New Castle News
NEW CASTLE —
The Neshannock Township supervisors will sell their police department’s motorcycle — if the price is right.
The 2000 Harley Davidson, with 11,482 miles, was included with 16 other pieces of surplus equipment the township plans to sell.
The presence of the bike on the list drew pleas to reconsider from township police officers and Supervisor Ed Stevens.
Several residents at this week’s meeting, and Supervisor Joe Gierlach, said they want it sold.
Supervisor Steve Demofonte suggested a compromise — keep the bike on the list, but set a minimum bid. He proposed $12,500.
In July, the supervisors bought the motorcycle from the New Castle police department for $7,115.50. Stevens and former supervisor Ralph Sheen voted yes; Gierlach was opposed.
The motorcycle was used sparingly before winter set in. None of the officers have yet been certified through a safety course offered by Harley Davidson.
Township officer Shawn Hill, who was at the meeting, said he had fixed the emergency lights and installed the siren, which was donated to the township.
He said the bike, which cost about a third as much as a cruiser and gets better gas mileage, could be used to break down barriers with the public because an officer on a motorcycle is more approachable than one in a car. He added he and the bike received a warm reception on the instances he has ridden it.
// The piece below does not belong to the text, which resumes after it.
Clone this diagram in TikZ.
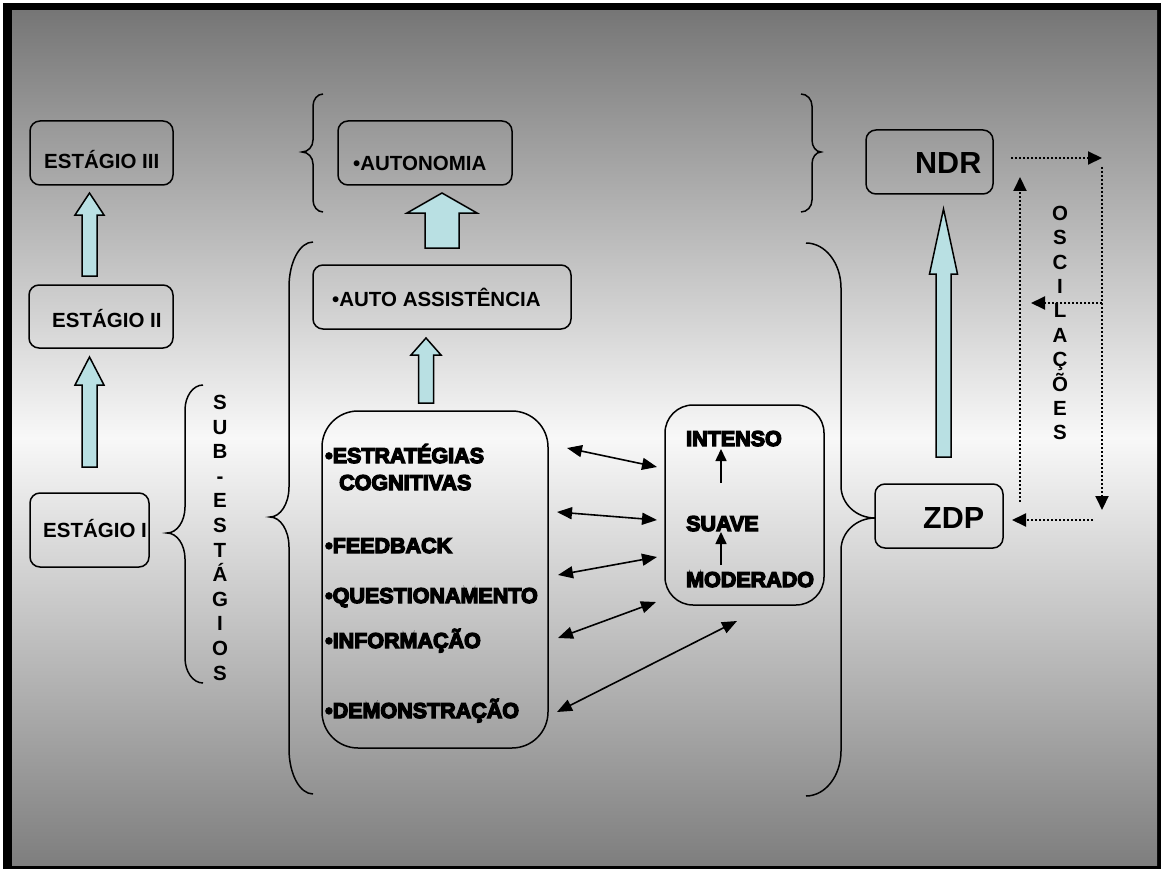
\documentclass[tikz,border=0pt]{standalone}
\usepackage{fontspec}
\setmainfont{Liberation Sans}
\newfontfamily\heavyfont[FakeBold=6]{Liberation Sans Bold}
\usetikzlibrary{arrows.meta}
\definecolor{arrowfill}{RGB}{185,224,227}
\definecolor{bgtop}{RGB}{118,118,118}
\definecolor{bgmid}{RGB}{248,248,248}
\definecolor{bgbot}{RGB}{126,126,126}
% block arrow: cx, bottom y, head-base y, tip y, shaft half width, head half width
\newcommand\blkarrow[6]{%
  \draw[blk] ({#1-#5},#2) -- ({#1-#5},#3) -- ({#1-#6},#3) -- (#1,#4) -- ({#1+#6},#3) -- ({#1+#5},#3) -- ({#1+#5},#2) -- cycle;}
% brace: end x, line x, tip x, top y, tip y, bottom y, end radius, mid radius
\newcommand\bracedraw[8]{%
  \draw[brc] (#1,#4) .. controls ({#2+0.448*(#1-#2)},#4) and (#2,{#4+0.448*#7}) .. (#2,{#4+#7})
    -- (#2,{#5-#8}) .. controls (#2,{#5-0.448*#8}) and ({#3+0.552*(#2-#3)},#5) .. (#3,#5)
    .. controls ({#3+0.552*(#2-#3)},#5) and (#2,{#5+0.448*#8}) .. (#2,{#5+#8})
    -- (#2,{#6-#7}) .. controls (#2,{#6-0.448*#7}) and ({#2+0.448*(#1-#2)},#6) .. (#1,#6);}
\tikzset{
  box/.style={draw=black, line width=1.5pt, rounded corners=10pt, inner sep=0pt},
  lbl/.style={font=\fontsize{20.5}{24}\selectfont\bfseries, inner sep=0pt, anchor=base west, text=black},
  hvy/.style={font=\fontsize{21.5}{24}\selectfont\heavyfont, inner sep=0pt, anchor=base west, text=black},
  bigl/.style={font=\fontsize{30.5}{34}\selectfont\bfseries, inner sep=0pt, anchor=base west, text=black},
  vl/.style={font=\fontsize{20.5}{24}\selectfont\bfseries, inner sep=0pt, anchor=base, text=black},
  blk/.style={draw=black, line width=1.5pt, fill=arrowfill, line join=miter},
  brc/.style={draw=black, line width=1.5pt},
  dbl/.style={line width=1.6pt, {Triangle[length=15pt,width=12pt]}-{Triangle[length=15pt,width=12pt]}},
  upar/.style={line width=1.6pt, -{Triangle[length=12pt,width=11pt]}},
  dots/.style={line width=2pt, dotted, -{Triangle[length=14pt,width=13pt]}},
}
\begin{document}
\begin{tikzpicture}[x=1pt,y=-1pt]
\useasboundingbox (0,0) rectangle (1161,869);
% frame and background
\fill[white] (0,0) rectangle (1161,869);
\fill[black] (3,3) rectangle (1161,869);
\shade[top color=bgtop, bottom color=bgbot, middle color=bgmid] (12,11) rectangle (1157,865);

% braces
\bracedraw{203}{185}{167}{385}{533}{683}{25}{26}
\bracedraw{313}{289}{270}{242}{517}{794}{45}{30}
\bracedraw{806}{841}{875}{243}{518}{796}{45}{32}
\bracedraw{323}{313}{302}{94}{152}{212}{12}{12}
\bracedraw{801}{812}{821}{94}{152}{212}{12}{12}

% boxes
\node[box, minimum width=143pt, minimum height=64pt] (e3) at (101.5,153) {};
\node[box, minimum width=144pt, minimum height=63pt] (e2) at (101,316.5) {};
\node[box, minimum width=119pt, minimum height=74pt] (e1) at (89.5,530) {};
\node[box, minimum width=174pt, minimum height=64pt] (aut) at (425,153) {};
\node[box, minimum width=258pt, minimum height=64pt] (asst) at (442,297) {};
\node[box, rounded corners=36pt, minimum width=226pt, minimum height=337pt] (lst) at (435,579.5) {};
\node[box, rounded corners=28pt, minimum width=159pt, minimum height=200pt] (lvl) at (744.5,505) {};
\node[box, minimum width=127pt, minimum height=64pt] (ndr) at (929.5,162) {};
\node[box, minimum width=128pt, minimum height=64pt] (zdp) at (939,516) {};

% block arrows
\blkarrow{89.5}{467}{385}{357}{7.5}{14.5}
\blkarrow{89.5}{276}{215}{193}{7.5}{14.5}
\blkarrow{442}{248}{213}{193}{17}{35}
\blkarrow{426}{403}{355}{338}{7.5}{15}
\blkarrow{943.5}{457}{274}{209}{7.5}{14}

% texts
\node[lbl] (t3) at (44,168) {ESTÁGIO III};
\node[lbl] (t2) at (52,327) {ESTÁGIO II};
\node[lbl] (t1) at (43,537) {ESTÁGIO I};
\node[lbl] (taut) at (353,171) {•AUTONOMIA};
\node[lbl] (tasst) at (332,306) {•AUTO ASSISTÊNCIA};
\node[bigl] (tndr) at (915,174) {NDR};
\node[bigl] (tzdp) at (923,528) {ZDP};

\node[hvy] (s1) at (325,463) {•ESTRATÉGIAS};
\node[hvy] (s1b) at (339,490) {COGNITIVAS};
\node[hvy] (s2) at (325,553) {•FEEDBACK};
\node[hvy] (s3) at (325,603) {•QUESTIONAMENTO};
\node[hvy] (s4) at (325,648) {•INFORMAÇÃO};
\node[hvy] (s5) at (325,718) {•DEMONSTRAÇÃO};

\node[hvy] (vint) at (686,446) {INTENSO};
\node[hvy] (vsua) at (686,531) {SUAVE};
\node[hvy] (vmod) at (686,587) {MODERADO};

% small arrows inside level box
\coordinate (ua1) at (721,483); \coordinate (ub1) at (721,449);
\coordinate (ua2) at (721,565); \coordinate (ub2) at (721,532);
\draw[upar] (ua1) -- (ub1);
\draw[upar] (ua2) -- (ub2);

% double arrows
\coordinate (l1) at (567,448); \coordinate (r1) at (657,467);
\coordinate (l2) at (557,512); \coordinate (r2) at (657,520);
\coordinate (l3) at (558,575); \coordinate (r3) at (657,557);
\coordinate (l4) at (558,638); \coordinate (r4) at (656,602);
\coordinate (l5) at (557,712); \coordinate (r5) at (737,621);
\draw[dbl] (l1) -- (r1);
\draw[dbl] (l2) -- (r2);
\draw[dbl] (l3) -- (r3);
\draw[dbl] (l4) -- (r4);
\draw[dbl] (l5) -- (r5);

% vertical words
\foreach \c [count=\i] in {S,U,B,-,E,S,T,Á,G,I,O,S}
  \node[vl] (sub\i) at (220,{409.5+(\i-1)*24.6}) {\c};
\foreach \c [count=\i] in {O,S,C,I,L,A,Ç,Õ,E,S}
  \node[vl] (osc\i) at (1060,{220.3+(\i-1)*24.4}) {\c};

% dotted oscillation arrows
\coordinate (d1a) at (1011,158); \coordinate (d1b) at (1102,158);
\coordinate (d2a) at (1102,167); \coordinate (d2b) at (1102,510);
\coordinate (d3a) at (1093,520); \coordinate (d3b) at (1012,520);
\coordinate (d4a) at (1020,502); \coordinate (d4b) at (1020,177);
\coordinate (d5a) at (1102,303); \coordinate (d5b) at (1031,303);
\draw[dots] (d1a) -- (d1b);
\draw[dots] (d2a) -- (d2b);
\draw[dots] (d3a) -- (d3b);
\draw[dots] (d4a) -- (d4b);
\draw[dots] (d5a) -- (d5b);
\end{tikzpicture}
\end{document}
“You say 99 percent of the residents want to sell it,” Hill noted. “That is contrary to what I have experienced.”
He added he will participate in a safety class if the bike is kept. Lt. John Rand also urged the supervisors to reconsider the decision to sell.
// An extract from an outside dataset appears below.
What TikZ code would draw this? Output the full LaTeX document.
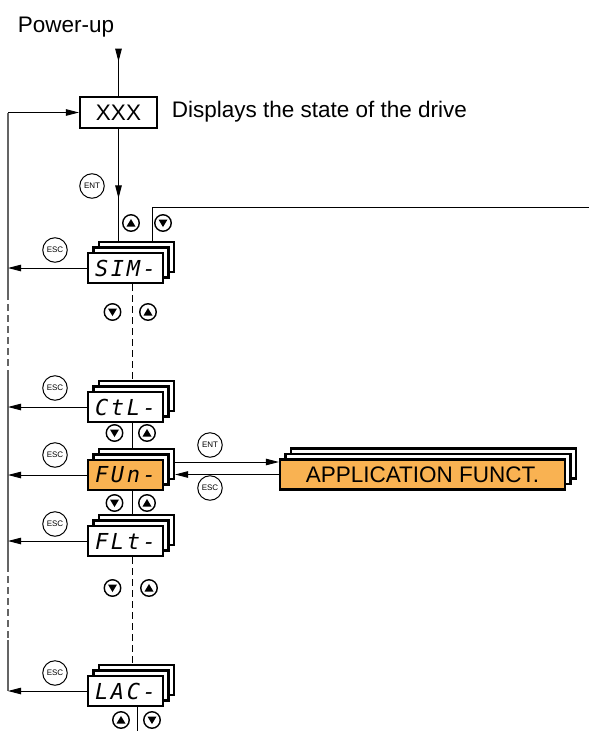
\documentclass[tikz,border=0pt]{standalone}
\usepackage{fontspec}
\setmainfont{Liberation Sans}
\newfontfamily\segfont[LetterSpace=12]{DejaVu Sans Mono}
\usetikzlibrary{arrows.meta,positioning,calc,decorations.markings}

\definecolor{funorange}{RGB}{249,178,82}
\definecolor{feedgray}{RGB}{100,100,100}

\tikzset{
    dispbox/.style={draw, line width=2.2pt, fill=white, minimum width=75pt,
        minimum height=30pt, inner sep=0pt,
        font=\segfont\itshape\fontsize{22}{22}\selectfont},
    xbox/.style={draw, line width=2.2pt, minimum width=77pt, minimum height=31pt, inner sep=0pt},
    keybtn/.style={circle, draw, line width=1pt, minimum size=24.5pt, inner sep=0pt,
        font=\fontsize{8}{8}\selectfont},
    upbtn/.style={circle, draw, line width=1.4pt, minimum size=16.5pt, inner sep=0pt,
        path picture={\fill ([shift={(0,-4)}]path picture bounding box.center)
            -- ([shift={(4.5,3.5)}]path picture bounding box.center)
            -- ([shift={(-4.5,3.5)}]path picture bounding box.center) -- cycle;}},
    dnbtn/.style={circle, draw, line width=1.4pt, minimum size=16.5pt, inner sep=0pt,
        path picture={\fill ([shift={(0,4)}]path picture bounding box.center)
            -- ([shift={(4.5,-3.5)}]path picture bounding box.center)
            -- ([shift={(-4.5,-3.5)}]path picture bounding box.center) -- cycle;}},
    feedline/.style={feedgray, line width=1.5pt},
    menudash/.style={dash pattern=on 7pt off 4pt},
    midarrow/.style={postaction={decorate}, decoration={markings,
        mark=at position #1 with {\arrow{>}}}}
}

% stack of three display boxes: [box options]{name}{x,y}{front options}{text}
\newcommand{\menustack}[5][]{%
    \node[dispbox,#1] (#2-3) at ($(#3)+(11,-11)$) {};
    \node[dispbox,#1] (#2-2) at ($(#3)+(5.5,-5.5)$) {};
    \node[dispbox,#1,#4] (#2) at (#3) {#5};
}

\begin{document}
\begin{tikzpicture}[
    x=1pt, y=-1pt,
    >={Triangle[length=13pt,width=6.5pt]},
    line width=0.9pt,
    font=\fontsize{22.5}{27}\selectfont
]
    \useasboundingbox (0,0) rectangle (589,731);

    % --- power-up and state display ---
    \node[anchor=base west] (pwrtxt) at (14,32) {Power-up};
    \coordinate (pwr) at (118.5,49);
    \node[xbox] (xxx) at (118.5,112.5) {XXX};
    \node[anchor=base west] (disptxt) at (168,117) {Displays the state of the drive};

    % --- menu stacks ---
    \menustack{sin}{125.5,268}{}{SIM-}
    \menustack{ctl}{125.5,407}{}{CtL-}
    \menustack{fun}{125.5,475}{fill=funorange}{FUn-}
    \menustack{flt}{125.5,541}{}{FLt-}
    \menustack{lac}{125.5,691}{}{LAC-}
    \menustack[minimum width=285pt]{app}{422.5,474.5}
        {fill=funorange, font=\fontsize{22.5}{27}\selectfont}{APPLICATION FUNCT.}

    % --- keys ---
    \node[keybtn] (entA) at (92,186) {ENT};
    \node[keybtn] (escA) at (55,250) {ESC};
    \node[keybtn] (escB) at (55,388) {ESC};
    \node[keybtn] (escC) at (55,455) {ESC};
    \node[keybtn] (escD) at (55,524) {ESC};
    \node[keybtn] (escE) at (55,673) {ESC};
    \node[keybtn] (entB) at (210,445) {ENT};
    \node[keybtn] (escF) at (210,488) {ESC};

    \node[upbtn] (upA) at (131,223) {};
    \node[dnbtn] (dnA) at (163,223) {};
    \node[dnbtn] (dnB) at (112.5,312) {};
    \node[upbtn] (upB) at (148,312) {};
    \node[dnbtn] (dnC) at (114.5,433) {};
    \node[upbtn] (upC) at (147,433) {};
    \node[dnbtn] (dnD) at (114.5,503) {};
    \node[upbtn] (upD) at (147,503) {};
    \node[dnbtn] (dnE) at (112.5,588) {};
    \node[upbtn] (upE) at (149,588) {};
    \node[upbtn] (upF) at (121,720) {};
    \node[dnbtn] (dnF) at (152,720) {};

    % --- main path down ---
    \draw[midarrow=0.27] (pwr) -- (xxx.north);
    \draw[midarrow=0.62] (xxx.south) -- (xxx.south |- sin-3.north);
    \coordinate (exitR) at (589,207);
    \draw ([xshift=15.5pt]sin-3.north) |- (exitR);

    \draw[menudash] ([xshift=6.5pt]sin.south) -- ([xshift=-4.5pt]ctl-3.north);
    \draw ([xshift=6.5pt]ctl.south) -- ([xshift=-4.5pt]fun-3.north);
    \draw ([xshift=6.5pt]fun.south) -- ([xshift=-4.5pt]flt-3.north);
    \draw[menudash] ([xshift=6.5pt]flt.south) -- ([xshift=-4.5pt]lac-3.north);
    \coordinate (lacend) at (137,731);
    \draw ([xshift=11.5pt]lac.south) -- (lacend);

    % --- ENT / ESC to the sub menu ---
    \draw[->] ([yshift=2pt]fun-3.east) -- ([yshift=2pt]fun-3.east -| app.west);
    \draw[->] (app.west) -- (app.west -| fun-3.east);

    % --- ESC return line on the left ---
    \coordinate (fbtop) at (8,112.5);
    \draw[feedline] (fbtop) -- (8,293);
    \draw[feedline, menudash] (8,293) -- (8,375);
    \draw[feedline] (8,375) -- (8,565);
    \draw[feedline, menudash] (8,565) -- (8,640);
    \draw[feedline] (8,640) -- (fbtop |- lac.west);
    \draw[->] (fbtop) -- (xxx.west);
    \draw[->] (sin.west) -- (sin.west -| fbtop);
    \draw[->] (ctl.west) -- (ctl.west -| fbtop);
    \draw[->] (fun.west) -- (fun.west -| fbtop);
    \draw[->] (flt.west) -- (flt.west -| fbtop);
    \draw[->] (lac.west) -- (lac.west -| fbtop);
\end{tikzpicture}
\end{document}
Stevens, who left the supervisors’ desk and spoke from the floor as a member of the public, asked Gierlach why he wants to sell the bike.
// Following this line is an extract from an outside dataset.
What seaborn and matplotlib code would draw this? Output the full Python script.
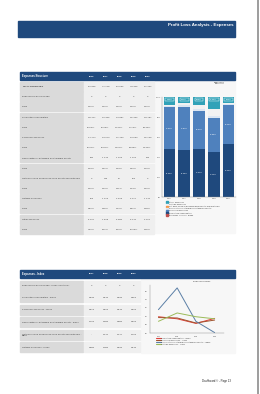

Gierlach said his concern is safety. He said in the event of a crash, an officer in a car is safer than on a motorcycle.
Stevens said the bike “was a great buy” adding he doubts most residents oppose it.
He asked if Gierlach’s opposition is because the former board of supervisors had bought it.
“Is it personal?”
Solicitor Lou Perrotta stepped in.
“You are well within your rights to make comments,” he said, “but I feel we have gone overboard tonight with the bike. Let’s move on.”
However, Stevens maintained a motorcycle would benefit the township “and the cost is about nil.
“This is not excess equipment. It is necessary. To get rid of it doesn’t make sense.”
Demofonte, noting he has been a first responder for 29 years, said his “number one concern is the health and safety of employees.”
He said he understands motorcycle patrols are used in cities but in a rural area like Neshannock Township, an officer has a good chance of colliding with a deer.
“An officer on a motorcycle might not survive.”
He sees advantages to motorcycles, he said, “but you don’t just put people on a bike without certification.”
Demofonte said he favors selling the bike. “If we set a high enough minimum price, if we get what we’re asking, good. If we don’t sell it, I don’t oppose sending Shawn for training.”
Residents Nick Tullio and Ed Harris said they agree the bike should be sold.
“If this was a big city I’d agree, but in Neshannock Township, I don’t see it,” Tullio said.
Praising the police for the job they do, Harris said, “I don’t see the need. No one I’ve spoken to thinks a motorcycle is a good idea. I didn’t see the benefit and I still don’t.”